• _DIRECTIONS FOR THIS TASK_
Starting with the first line below, extract each line through the one that contains "10.28, 10.79, 11.29];", inclusive, excluding pictures.

• _MATERIAL_
__________

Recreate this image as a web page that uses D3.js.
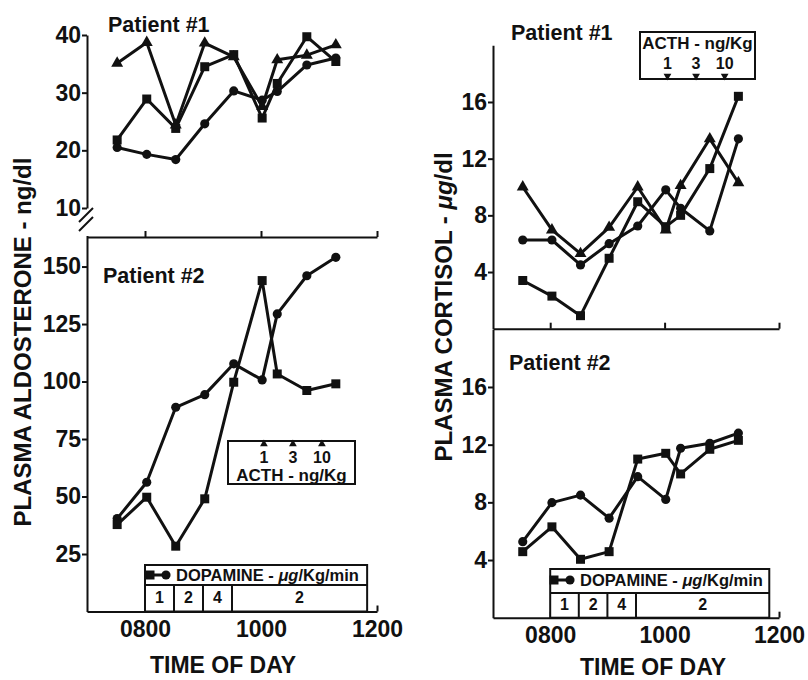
<!DOCTYPE html>
<html>
<head>
<meta charset="utf-8">
<script src="https://cdn.jsdelivr.net/npm/d3@7"></script>
<style>
  body { margin: 0; background: #fff; }
  svg { display: block; font-family: "Liberation Sans", Arial, Helvetica, sans-serif; font-weight: bold; }
</style>
</head>
<body>
<svg id="chart" width="808" height="680"></svg>
<script>
// sampling times, decimal hours of the day
const times = [7.52, 8.03, 8.53, 9.03, 9.53, 10.02, 10.28, 10.79, 11.29];

// plasma aldosterone (ng/dl)
const aldo1Tri = [35.1, 38.7, 24.4, 38.6, 36.2, 27.6, 35.7, 36.5, 38.3];
const aldo1Sq = [21.8, 28.9, 23.8, 34.5, 36.6, 25.6, 31.6, 39.7, 35.4];
const aldo1Circ = [20.5, 19.3, 18.4, 24.6, 30.3, 28.7, 30.2, 34.8, 36.0];
const aldo2Sq = [37.8, 49.7, 28.4, 49.0, 99.7, 143.9, 103.3, 96.1, 99.0];
const aldo2Circ = [40.4, 56.2, 88.8, 94.3, 107.7, 100.7, 129.4, 146.0, 154.0];

// plasma cortisol (ug/dl)
const cort1Tri = [10.0, 6.97, 5.3, 7.15, 10.0, 6.97, 10.1, 13.4, 10.3];
const cort1Circ = [6.26, 6.26, 4.5, 6.0, 7.25, 9.8, 8.5, 6.9, 13.4];
const cort1Sq = [3.4, 2.3, 0.92, 4.97, 8.96, 7.2, 8.0, 11.3, 16.4];
const cort2Circ = [5.27, 7.98, 8.5, 6.9, 9.78, 8.2, 11.75, 12.1, 12.8];
const cort2Sq = [4.58, 6.3, 4.05, 4.58, 11.0, 11.4, 9.97, 11.68, 12.3];

// axes
const xTicks = [8, 10, 12];
const xTickLabels = ["0800", "1000", "1200"];
const aldo1Ticks = [10, 20, 30, 40];
const aldo2Ticks = [25, 50, 75, 100, 125, 150];
const cortTicks = [4, 8, 12, 16];

// infusions
const acthTimes = [10.05, 10.55, 11.05];
const acthDoses = ["1", "3", "10"];
const dopaEdges = [8, 8.5, 9, 9.5, 11.83];
const dopaDoses = ["1", "2", "4", "2"];

const ink = "#111";
const svg = d3.select("#chart");

// scales
const xL = d3.scaleLinear().domain([7, 12]).range([87, 377]);
const xR = d3.scaleLinear().domain([7, 12]).range([493, 779]);
const yLT = d3.scaleLinear().domain([10, 40]).range([208, 35]);
const yLB = d3.scaleLinear().domain([0, 163.5]).range([611.5, 235.5]);
const yRT = d3.scaleLinear().domain([0, 20]).range([328.7, 45.3]);
const yRB = d3.scaleLinear().domain([0, 20]).range([617.7, 329.3]);

const shapes = {
  circle: d3.symbol().type(d3.symbolCircle).size(66),
  square: d3.symbol().type(d3.symbolSquare).size(81),
  triangle: d3.symbol().type(d3.symbolTriangle).size(62)
};

function styleAxis(g) {
  g.select(".domain").attr("stroke", ink).attr("stroke-width", 2);
  g.selectAll(".tick line").attr("stroke", ink).attr("stroke-width", 2);
  g.selectAll(".tick text").attr("fill", ink)
    .style("font-size", "23px").style("font-weight", "bold")
    .style("font-family", "'Liberation Sans', Arial, sans-serif");
}

function yAxis(x, y, ticks) {
  svg.append("g")
    .attr("transform", `translate(${x.range()[0]},0)`)
    .call(d3.axisLeft(y).tickValues(ticks).tickSizeInner(5).tickSizeOuter(0).tickPadding(1))
    .call(styleAxis);
}

function xAxis(x, yPos, labels) {
  svg.append("g")
    .attr("transform", `translate(0,${yPos})`)
    .call(d3.axisBottom(x).tickValues(xTicks).tickSizeInner(-6).tickSizeOuter(0)
      .tickPadding(9).tickFormat((d, i) => labels ? xTickLabels[i] : ""))
    .call(styleAxis);
}

function series(x, y, values, shape) {
  const pts = values.map((v, i) => ({ t: times[i], v }));
  const g = svg.append("g");
  g.append("path")
    .datum(pts)
    .attr("fill", "none")
    .attr("stroke", ink)
    .attr("stroke-width", 3)
    .attr("stroke-linejoin", "round")
    .attr("d", d3.line().x(d => x(d.t)).y(d => y(d.v)));
  g.selectAll("path.pt")
    .data(pts)
    .join("path")
    .attr("class", "pt")
    .attr("transform", d => `translate(${x(d.t)},${y(d.v)})`)
    .attr("d", shapes[shape])
    .attr("fill", ink);
}

function label(x, y, txt, size, anchor) {
  return svg.append("text")
    .attr("x", x).attr("y", y)
    .attr("fill", ink)
    .style("font-size", size + "px")
    .style("text-anchor", anchor || "start")
    .text(txt);
}

function dopamineBox(x, top, mid, bottom, symX, textX, textY, numY) {
  const g = svg.append("g");
  const x0 = x(dopaEdges[0]), x1 = x(dopaEdges[dopaEdges.length - 1]);
  g.append("rect")
    .attr("x", x0).attr("y", top)
    .attr("width", x1 - x0).attr("height", bottom - top)
    .attr("fill", "#fff").attr("stroke", ink).attr("stroke-width", 2);
  g.append("line")
    .attr("x1", x0).attr("x2", x1).attr("y1", mid).attr("y2", mid)
    .attr("stroke", ink).attr("stroke-width", 2);
  g.selectAll("line.div")
    .data(dopaEdges.slice(1, -1))
    .join("line")
    .attr("class", "div")
    .attr("x1", d => x(d)).attr("x2", d => x(d))
    .attr("y1", mid).attr("y2", bottom)
    .attr("stroke", ink).attr("stroke-width", 2);
  g.selectAll("text.dose")
    .data(dopaDoses)
    .join("text")
    .attr("class", "dose")
    .attr("x", (d, i) => (x(dopaEdges[i]) + x(dopaEdges[i + 1])) / 2)
    .attr("y", numY)
    .attr("fill", ink)
    .style("font-size", "16px")
    .style("text-anchor", "middle")
    .text(d => d);
  // legend symbol: square joined to circle
  g.append("line")
    .attr("x1", symX).attr("x2", symX + 16).attr("y1", textY - 6).attr("y2", textY - 6)
    .attr("stroke", ink).attr("stroke-width", 3);
  g.append("path").attr("transform", `translate(${symX},${textY - 6})`)
    .attr("d", shapes.square).attr("fill", ink);
  g.append("path").attr("transform", `translate(${symX + 16},${textY - 6})`)
    .attr("d", shapes.circle).attr("fill", ink);
  const t = g.append("text")
    .attr("x", textX).attr("y", textY)
    .attr("fill", ink)
    .style("font-size", "16.5px");
  t.append("tspan").text("DOPAMINE - ");
  t.append("tspan").style("font-style", "italic").text("\u03bcg");
  t.append("tspan").text("/Kg/min");
}

function acthBox(x, bx, by, bw, bh, arrowY, up, numY, textY) {
  const g = svg.append("g");
  g.append("rect")
    .attr("x", bx).attr("y", by).attr("width", bw).attr("height", bh)
    .attr("fill", "#fff").attr("stroke", ink).attr("stroke-width", 2);
  g.selectAll("path.arrow")
    .data(acthTimes)
    .join("path")
    .attr("class", "arrow")
    .attr("transform", d => `translate(${x(d)},${arrowY}) rotate(${up ? 0 : 180})`)
    .attr("d", d3.symbol().type(d3.symbolTriangle).size(26))
    .attr("fill", ink);
  g.selectAll("text.num")
    .data(acthDoses)
    .join("text")
    .attr("class", "num")
    .attr("x", (d, i) => x(acthTimes[i]))
    .attr("y", numY)
    .attr("fill", ink)
    .style("font-size", "16px")
    .style("text-anchor", "middle")
    .text(d => d);
  g.append("text")
    .attr("x", bx + bw / 2).attr("y", textY)
    .attr("fill", ink)
    .style("font-size", "17px")
    .style("text-anchor", "middle")
    .text("ACTH - ng/Kg");
}

// ---- left: aldosterone ----
yAxis(xL, yLT, aldo1Ticks);
yAxis(xL, yLB, aldo2Ticks);
xAxis(xL, 237, false);
xAxis(xL, 611.5, true);

// axis break marks
const ax = xL(7);
svg.append("rect").attr("x", ax - 3).attr("y", 210).attr("width", 6).attr("height", 16).attr("fill", "#fff");
[[222, 208], [231, 217]].forEach(([a, b]) => {
  svg.append("line")
    .attr("x1", ax - 8).attr("y1", a).attr("x2", ax + 6).attr("y2", b)
    .attr("stroke", ink).attr("stroke-width", 2);
});

series(xL, yLT, aldo1Circ, "circle");
series(xL, yLT, aldo1Sq, "square");
series(xL, yLT, aldo1Tri, "triangle");
series(xL, yLB, aldo2Circ, "circle");
series(xL, yLB, aldo2Sq, "square");

acthBox(xL, 228, 441, 127, 43, 444, true, 463, 481);
dopamineBox(xL, 565, 585, 611.5, 150, 176, 581, 603);

label(108, 32, "Patient #1", 21.5);
label(103, 283, "Patient #2", 21.5);
label(223, 673, "TIME OF DAY", 23, "middle");
label(0, 0, "PLASMA ALDOSTERONE - ng/dl", 24, "middle")
  .attr("transform", "translate(31,342) rotate(-90)");

// ---- right: cortisol ----
yAxis(xR, yRT, cortTicks);
yAxis(xR, yRB, cortTicks);
xAxis(xR, 328.7, false);
xAxis(xR, 617.7, true);

series(xR, yRT, cort1Circ, "circle");
series(xR, yRT, cort1Sq, "square");
series(xR, yRT, cort1Tri, "triangle");
series(xR, yRB, cort2Circ, "circle");
series(xR, yRB, cort2Sq, "square");

acthBox(xR, 640, 32, 115, 47, 76, false, 69, 49);
dopamineBox(xR, 569, 593, 617.7, 554, 580, 586, 610);

label(511, 40, "Patient #1", 21.5);
label(509, 370, "Patient #2", 21.5);
label(653, 675, "TIME OF DAY", 23, "middle");
const rt = label(0, 0, "", 24, "middle").attr("transform", "translate(452,307) rotate(-90)");
rt.append("tspan").text("PLASMA CORTISOL - ");
rt.append("tspan").style("font-style", "italic").text("\u03bcg");
rt.append("tspan").text("/dl");
</script>
</body>
</html>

__________

• _COMPLETE OUTPUT_
Recreate this image as a web page that uses D3.js.
<!DOCTYPE html>
<html>
<head>
<meta charset="utf-8">
<script src="https://cdn.jsdelivr.net/npm/d3@7"></script>
<style>
  body { margin: 0; background: #fff; }
  svg { display: block; font-family: "Liberation Sans", Arial, Helvetica, sans-serif; font-weight: bold; }
</style>
</head>
<body>
<svg id="chart" width="808" height="680"></svg>
<script>
// sampling times, decimal hours of the day
const times = [7.52, 8.03, 8.53, 9.03, 9.53, 10.02, 10.28, 10.79, 11.29];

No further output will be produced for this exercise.